When drivers of future Mercedes-Benz AMG models hit the accelerator of their electric performance cars, they will get extra power out of the batteries from something that sounds straight out of the movie Back to the Future.
No, not flux capacitors, but axial flux motors.
Mercedes and Ferrari are turning to this type of electric motor to generate headrest-hitting torque.
Axial flux motors are much smaller than predominantly used radial motors yet pack a more powerful punch.
High-end motors like these will be crucial to brands like AMG and Ferrari as they race to electrify the high-performance vehicles that earn prestige and bumper profits.
All EVs offer the sensation of instant acceleration, from Nissan’s Leaf to Tesla’s Model S Plaid.
Whereas in the combustion age, quicker times off the line and higher top speeds were achieved with more engine cylinders, manufacturers will differentiate performance EVs by getting the most out of batteries with lighter and more efficient motors.
“The power-to-weight ratio is really a record number, and much better than conventional motors,” Markus Schaefer, Mercedes’s chief technology officer, said of the automaker’s upcoming AMG electric vehicle platform. “It will make use of the small size of the motor.”
With each press of the accelerator, EV drivers push hundreds — and in some cases thousands — of amps of electric current to copper coils. When these coils are energized, they become electromagnets with attractive and repulsive forces. The magnetic force created by a stationary stator surrounding a rotating rotor produces the torque that turns the wheels of the vehicle.

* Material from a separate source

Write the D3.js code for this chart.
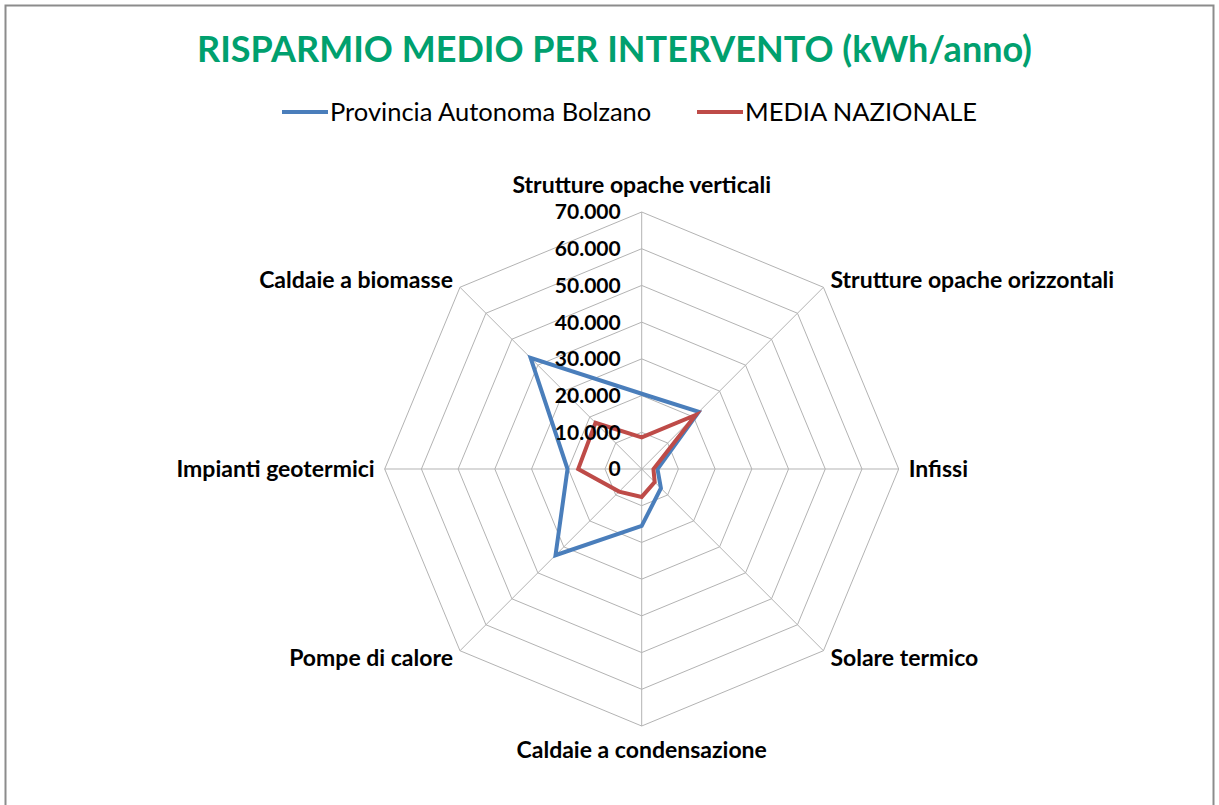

In axial motors, rather than have a rotor spin inside a stator, disc-shaped rotors spin alongside a central stator. This leads the flow of current — the flux — to travel axially through the machine, rather than radially out from the center.
Since the motor generates torque at a bigger diameter, less material is needed.
Yasa, an Oxford, England-based manufacturer of motors used in Ferrari’s SF90 and 296 GTB plug-in hybrids, uses just a few kilograms of iron for its stators, reducing the mass of the machines by as much as 85 percent.